Egypt’s new president will quickly confront global challenges, including repairing a strained relationship with Washington, deciding on Egypt’s commitment to its peace treaty with Israel, reasserting Cairo as a player in an Arab world increasingly influenced by Persian Gulf states, and negotiating with Iran to ease deepening divisions between Sunni and Shiite Muslims.

But there is much mending to be done at home. The joy that followed Mubarak’s overthrow has been soured by months of protests and bloodshed. Activists have criticized the military for being a thinly disguised extension of the old regime. It is unclear how much control the generals will cede and whether the new president will break from the past or be limited by an army that has been the country’s shadow power since 1952.

The writing of a new constitution has been delayed and the military has signaled it may amend the existing one to expand its grip. That will draw political skirmishes with the next leader, who will also be tested by an Islamist-controlled parliament.

A victory by either Morsi or Aboul Fotouh would give Islamists a lock on both branches of government. Aboul Fotouh has been running a consensus campaign that has attracted liberals, Christians and ultraconservative Salafis. But many wonder how he can bridge such disparate constituencies. Morsi, the Muslim Brotherhood’s uncharismatic choice, has tilted toward hard-liners in recent weeks. Both men would ruffle the military.

Moussa and Shafik would forge a closer relationship with the army and antagonize Islamists. Moussa has been a front-runner for months, but a recent surge by Shafik, a retired air force general and Mubarak’s last prime minister, suggests that many Egyptians desire a law-and-order leader to stop protests and contain Islamist ambitions to weight a new constitution in sharia, or Islamic law.

But Shafik has legions of critics. Egyptian media reported that political operatives from other campaigns started a rumor on the eve of voting that Shafik was in a coma; hours later when he went to vote, a crowd hurled stones and shoes at him.

“We need a president who can give us safety and security and care for the poor and bring us jobs,” said Rashid, standing in the shade after voting in the Cairo district of Helwan, where thousands of men have lost steel mill and factory jobs to privatization and mismanagement. “But voting is not just a political responsibility, it’s a moral one.

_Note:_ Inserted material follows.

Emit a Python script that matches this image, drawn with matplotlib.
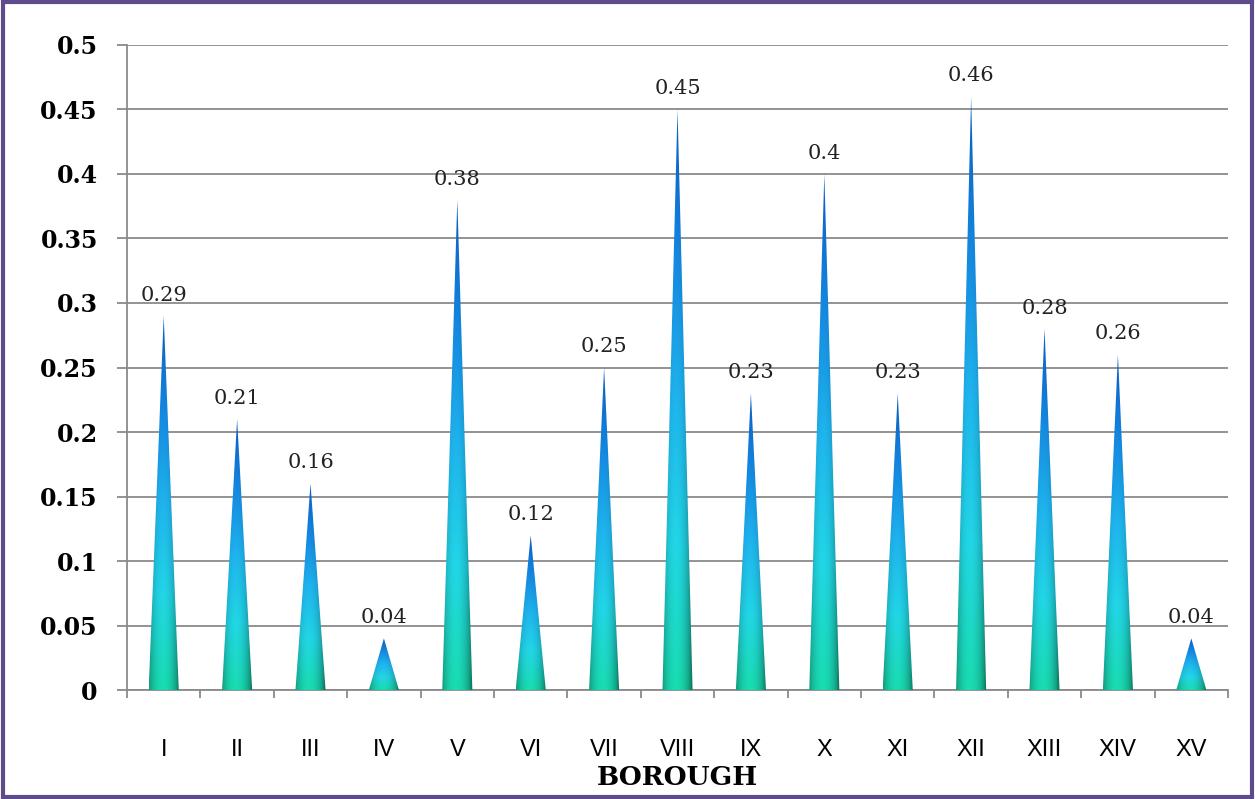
import numpy as np
import matplotlib.pyplot as plt
from matplotlib.patches import Polygon, Rectangle
from matplotlib.colors import LinearSegmentedColormap

# ----------------------------- DATA ------------------------------------------
BOROUGHS = ["I", "II", "III", "IV", "V", "VI", "VII", "VIII",
            "IX", "X", "XI", "XII", "XIII", "XIV", "XV"]
VALUES = [0.29, 0.21, 0.16, 0.04, 0.38, 0.12, 0.25, 0.45,
          0.23, 0.4, 0.23, 0.46, 0.28, 0.26, 0.04]
Y_TICKS = [0, 0.05, 0.1, 0.15, 0.2, 0.25, 0.3, 0.35, 0.4, 0.45, 0.5]

# ----------------------------- STYLE -----------------------------------------
GRID = "#8a8a8a"
FRAME = "#5e4b8b"
CONE_W = 0.41
SERIF = "DejaVu Serif"

# vertical colour ramp along each cone (bottom -> tip)
ramp = LinearSegmentedColormap.from_list(
    "cone", ["#19dcb0", "#22d6e6", "#1fb4ee", "#1487e0", "#0a5cc4"])


def cone_image(nx=60, ny=200):
    """RGB image: vertical ramp times a cylinder-like horizontal shading."""
    t = np.linspace(0, 1, ny)[:, None]
    u = np.linspace(-1, 1, nx)[None, :]
    base = ramp(np.repeat(t, nx, axis=1))[..., :3]
    shade = 0.55 + 0.45 * np.cos(np.clip(u + 0.1, -1, 1) * np.pi / 2) ** 0.6
    img = base * shade[..., None]
    return np.clip(img, 0, 1)


fig = plt.figure(figsize=(12.55, 7.99), dpi=100)
ax = fig.add_axes([0.1012, 0.1364, 0.8773, 0.8073])

img = cone_image()
for i, v in enumerate(VALUES):
    x0, x1 = i - CONE_W / 2, i + CONE_W / 2
    tri = Polygon([(x0, 0), (i, v), (x1, 0)], closed=True,
                  facecolor="none", edgecolor="none", transform=ax.transData)
    ax.add_patch(tri)
    im = ax.imshow(img, extent=[x0, x1, 0, v], origin="lower",
                   aspect="auto", interpolation="bilinear", zorder=3)
    im.set_clip_path(tri)
    ax.annotate(f"{v:g}", xy=(i, v), xytext=(0, 8), textcoords="offset points",
                ha="center", va="bottom", fontsize=15,
                family=SERIF, color="#222222", zorder=4)

ax.set_xlim(-0.5, len(BOROUGHS) - 0.5)
ax.set_ylim(0, 0.5)

# grid and axes
ax.set_yticks(Y_TICKS)
ax.set_yticklabels([f"{y:g}" for y in Y_TICKS], family=SERIF,
                   fontsize=17, fontweight="bold")
ax.yaxis.grid(True, color=GRID, lw=1.3)
ax.set_axisbelow(True)
for s in ("top", "right"):
    ax.spines[s].set_visible(False)
for s in ("left", "bottom"):
    ax.spines[s].set_color(GRID)
    ax.spines[s].set_linewidth(1.3)
ax.tick_params(axis="y", length=7, width=1.3, color=GRID, pad=14)

# x ticks at category boundaries, labels at centres
ax.set_xticks(np.arange(-0.5, len(BOROUGHS)), labels=[""] * (len(BOROUGHS) + 1))
ax.set_xticks(np.arange(len(BOROUGHS)), labels=BOROUGHS, minor=True)
ax.tick_params(axis="x", which="major", direction="out", length=6, width=1.3, color=GRID)
ax.tick_params(axis="x", which="minor", length=0, pad=35, labelsize=17)
for lab in ax.get_xticklabels(minor=True):
    lab.set_family("Liberation Sans")

ax.set_xlabel("BOROUGH", family=SERIF, fontsize=19,
              fontweight="bold", labelpad=3)

# purple frame around the whole picture
fig.patches.append(Rectangle((0.002, 0.003), 0.996, 0.994, transform=fig.transFigure,
                             fill=False, edgecolor=FRAME, lw=3))

fig.savefig("out.png", dpi=100, facecolor="white")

“I voted for Morsi. I respect the man and what the Brotherhood can do.”

Hamdi Anwar smiled as he walked out of the schoolyard where he voted. He patted men on the back, whispered to friends.

“This election is not for my generation,” he said. “It’s so my sons can have a better life than mine.... I voted for Moussa. We need experience now. We can’t afford to give someone a chance who has never been in government. No matter what, though, it will take us a long time to get past Mubarak and all the bad he did.”

Iman Nabil sweated beneath her head scarf in a wealthy Cairo neighborhood. She had voted at a school and waited in the shade, looking at the ink on her finger, amazed by what she had just done.

“It’s the first time since the pharaohs that we’ve been able to pick our leader,” she said. “We are the first among Arabs to elect a president. Africa. Europe. The Middle East. They’re all impressed by what we’re doing today.”

She watched a policeman point more women toward the voting line.

“We Egyptians finally have our word, our say.”

Amro Hassan of The Times’ Cairo bureau contributed to this report.